- _TASK PROMPT_
Copy the lines below as they are; omit the images they contain.

- _DATASET EXTRACT_
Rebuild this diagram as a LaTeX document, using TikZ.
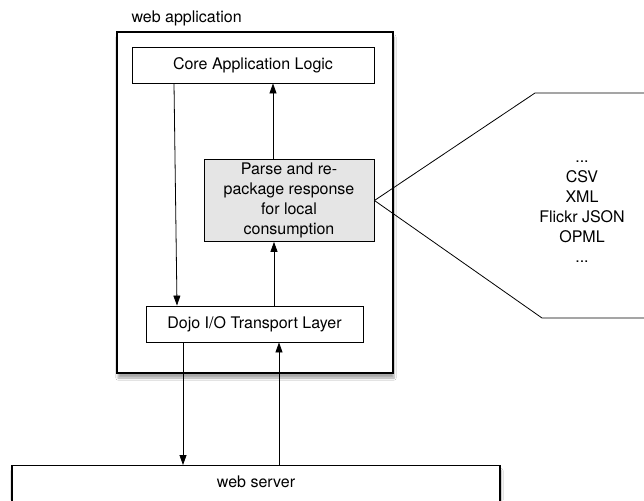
\documentclass[tikz,border=0pt]{standalone}
\usepackage{fontspec}
\setmainfont{TeX Gyre Heros}
\usepackage{tikz}
\usetikzlibrary{positioning,arrows.meta,shadows.blur}

\begin{document}
\begin{tikzpicture}[x=1pt,y=-1pt,
        box/.style={rectangle,draw=black,line width=0.9pt,fill=white,
                    align=center,font=\fontsize{16}{20}\selectfont},
        frame/.style={box,line width=1.3pt,
                      blur shadow={shadow xshift=1pt,shadow yshift=-5pt,
                                   shadow blur steps=6,shadow opacity=35}},
        arr/.style={-{Triangle[length=10pt,width=7pt]},line width=0.8pt}]
    \clip (0,0) rectangle (644,500);
    \fill[white] (0,0) rectangle (644,500);

    % web application frame
    \node[frame,minimum width=276,minimum height=341] (app) at (255,202.5) {};
    \node[font=\fontsize{16}{19}\selectfont,anchor=west] (applabel) at (128,18) {web application};

    \node[box,minimum width=242,minimum height=36] (core) at (253,65) {Core Application Logic};
    \node[box,fill=black!10,minimum width=170,minimum height=75] (parse) at (289,200.5)
      {Parse and re-\\package response\\for local\\consumption};
    \node[box,minimum width=217,minimum height=36] (dojo) at (254.5,324) {Dojo I/O Transport Layer};

    % web server, cut off by the page
    \node[frame,minimum width=488,minimum height=60,anchor=north] (server) at (256,465) {};
    \node[font=\fontsize{16}{20}\selectfont] (serverlabel) at ([yshift=-17pt]server.north) {web server};

    % formats callout
    \coordinate (ctop) at (535,93);
    \coordinate (cbot) at (542,318);
    \draw[line width=0.8pt] (parse.east) -- (ctop) -- (ctop -| 660,0);
    \draw[line width=0.8pt] (parse.east) -- (cbot) -- (cbot -| 660,0);
    \node[align=center,font=\fontsize{16}{20}\selectfont] (formats) at (582,212)
      {...\\CSV\\XML\\Flickr JSON\\OPML\\...};

    \draw[arr] ([xshift=-79pt]core.south) -- ([xshift=-77.5pt]dojo.north);
    \draw[arr] ([xshift=-16pt]parse.north) -- ([xshift=-16pt]parse.north |- core.south);
    \draw[arr] ([xshift=-15pt]parse.south |- dojo.north) -- ([xshift=-15pt]parse.south);
    \draw[arr] ([xshift=-71.5pt]dojo.south) -- ([xshift=-71.5pt]dojo.south |- server.north);
    \draw[arr] ([xshift=24.5pt]dojo.south |- server.north) -- ([xshift=24.5pt]dojo.south);
  \end{tikzpicture}
\end{document}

- _EXPECTED ANSWER_
Rebuild this diagram as a LaTeX document, using TikZ.
\documentclass[tikz,border=0pt]{standalone}
\usepackage{fontspec}
\setmainfont{TeX Gyre Heros}
\usepackage{tikz}
\usetikzlibrary{positioning,arrows.meta,shadows.blur}

\begin{document}
\begin{tikzpicture}[x=1pt,y=-1pt,
        box/.style={rectangle,draw=black,line width=0.9pt,fill=white,
                    align=center,font=\fontsize{16}{20}\selectfont},
        frame/.style={box,line width=1.3pt,
                      blur shadow={shadow xshift=1pt,shadow yshift=-5pt,
                                   shadow blur steps=6,shadow opacity=35}},
        arr/.style={-{Triangle[length=10pt,width=7pt]},line width=0.8pt}]
    \clip (0,0) rectangle (644,500);
    \fill[white] (0,0) rectangle (644,500);

    % web application frame
    \node[frame,minimum width=276,minimum height=341] (app) at (255,202.5) {};
    \node[font=\fontsize{16}{19}\selectfont,anchor=west] (applabel) at (128,18) {web application};

    \node[box,minimum width=242,minimum height=36] (core) at (253,65) {Core Application Logic};
    \node[box,fill=black!10,minimum width=170,minimum height=75] (parse) at (289,200.5)
      {Parse and re-\\package response\\for local\\consumption};
    \node[box,minimum width=217,minimum height=36] (dojo) at (254.5,324) {Dojo I/O Transport Layer};

    % web server, cut off by the page
    \node[frame,minimum width=488,minimum height=60,anchor=north] (server) at (256,465) {};
    \node[font=\fontsize{16}{20}\selectfont] (serverlabel) at ([yshift=-17pt]server.north) {web server};

    % formats callout
    \coordinate (ctop) at (535,93);
    \coordinate (cbot) at (542,318);
    \draw[line width=0.8pt] (parse.east) -- (ctop) -- (ctop -| 660,0);
    \draw[line width=0.8pt] (parse.east) -- (cbot) -- (cbot -| 660,0);
    \node[align=center,font=\fontsize{16}{20}\selectfont] (formats) at (582,212)
      {...\\CSV\\XML\\Flickr JSON\\OPML\\...};

    \draw[arr] ([xshift=-79pt]core.south) -- ([xshift=-77.5pt]dojo.north);
    \draw[arr] ([xshift=-16pt]parse.north) -- ([xshift=-16pt]parse.north |- core.south);
    \draw[arr] ([xshift=-15pt]parse.south |- dojo.north) -- ([xshift=-15pt]parse.south);
    \draw[arr] ([xshift=-71.5pt]dojo.south) -- ([xshift=-71.5pt]dojo.south |- server.north);
    \draw[arr] ([xshift=24.5pt]dojo.south |- server.north) -- ([xshift=24.5pt]dojo.south);
  \end{tikzpicture}
\end{document}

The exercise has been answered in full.